At right, Wharfie Two is slightly shorter, and stockier. Wharfie Two has a round eyeball with a pupil dot directed searchingly upwards. This wharfie’s large nose is prominent in his paler face. The back of his black hair is smoother and longer, it touches his rumpled collar. He has a black moustache and his mouth is closed.
He wears a long sleeve yellow shirt rolled up at the elbow. There are a smattering of hairs on his arm. His yellow shirt is without reflector stripes. He wears black bib and brace overalls with a blue sash slung diagonally across his back. His overalls have thick over-the-shoulder straps and cover his back, below his shoulder blades. Wharfie Two’s left hand is flexed backward, tucked against his hip where his red gloves hang on a yellow clip from a thin grey belt. There is a small red tool tucked into a belt loop. His black, overall-clad legs are yellow-striped at the knees and shins, and his low heeled boots are red.
Neither man is Anglo-Celtic. Both have a careworn, round-shouldered-and-hairily capable demeanour. Both wharfie’s stand with their knees bent.
A container ship is moored out in the deep water in front of them. It looms large, high on the squiggly blue and black water. Shadow and moonlight undulate across the centre of the image.
Brightly stacked containers pack the deck of the container ship, against a soupy-black, star-cluttered sky. At right, beyond Wharfie Two’s right shoulder, is a scrap of city skyline silhouetted against a segment of night sky. Above the tiny, far-off buildings is a slender crescent moon and two streaking stars.
The gargantuan, container-carrying convex hull has a black section until just above the waterline.

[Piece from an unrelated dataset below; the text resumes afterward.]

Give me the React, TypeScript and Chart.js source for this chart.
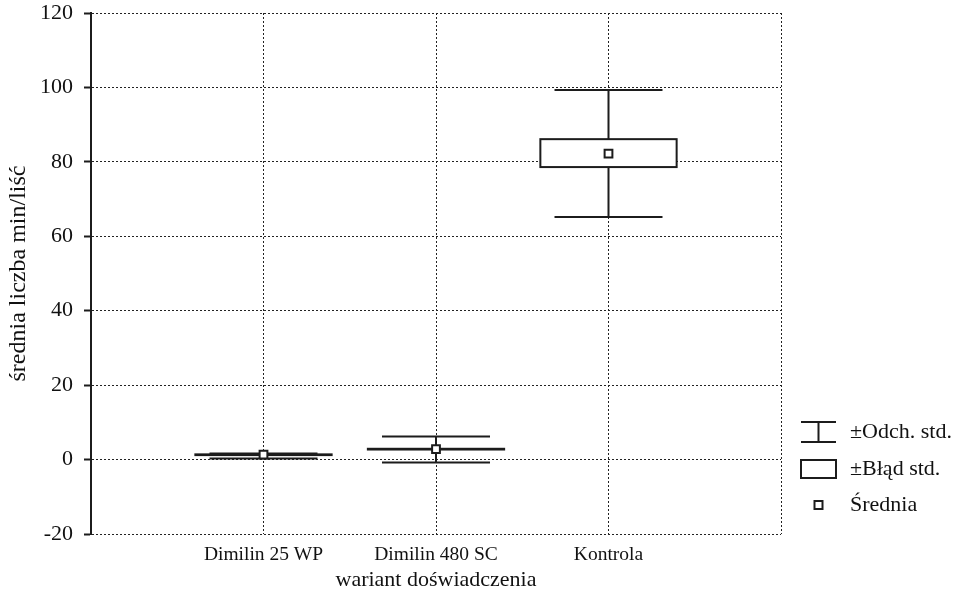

The rest of the hull is red, rough and flaking, heavily streaked with vertical fillets of dark grey corrosion.
At the front of the container ship’s deck is a high yellow, crow’s nest lookout. Around and behind the crow’s nest are light grey, flat rooved buildings. The desk is laden with six rows of approximately 65 stacked red, white, yellow and blue containers. Their narrow ends are facing us. The top row of containers is sparser than those below it, Lego -like coloured container blocks neatly distributed down the length of the ship in sets of two and three.
Two identical, parallel yellow ropes pass diagonally across the top left of the night’s sky. These ropes pass high above the men on the dock. The taut rope lines are disappearing into the top right corner.
Framed by the parallel diagonal ropes, in the top left of the sky is a small, white C-shape with one, white, orbiting ring.
This is the end of the audio description.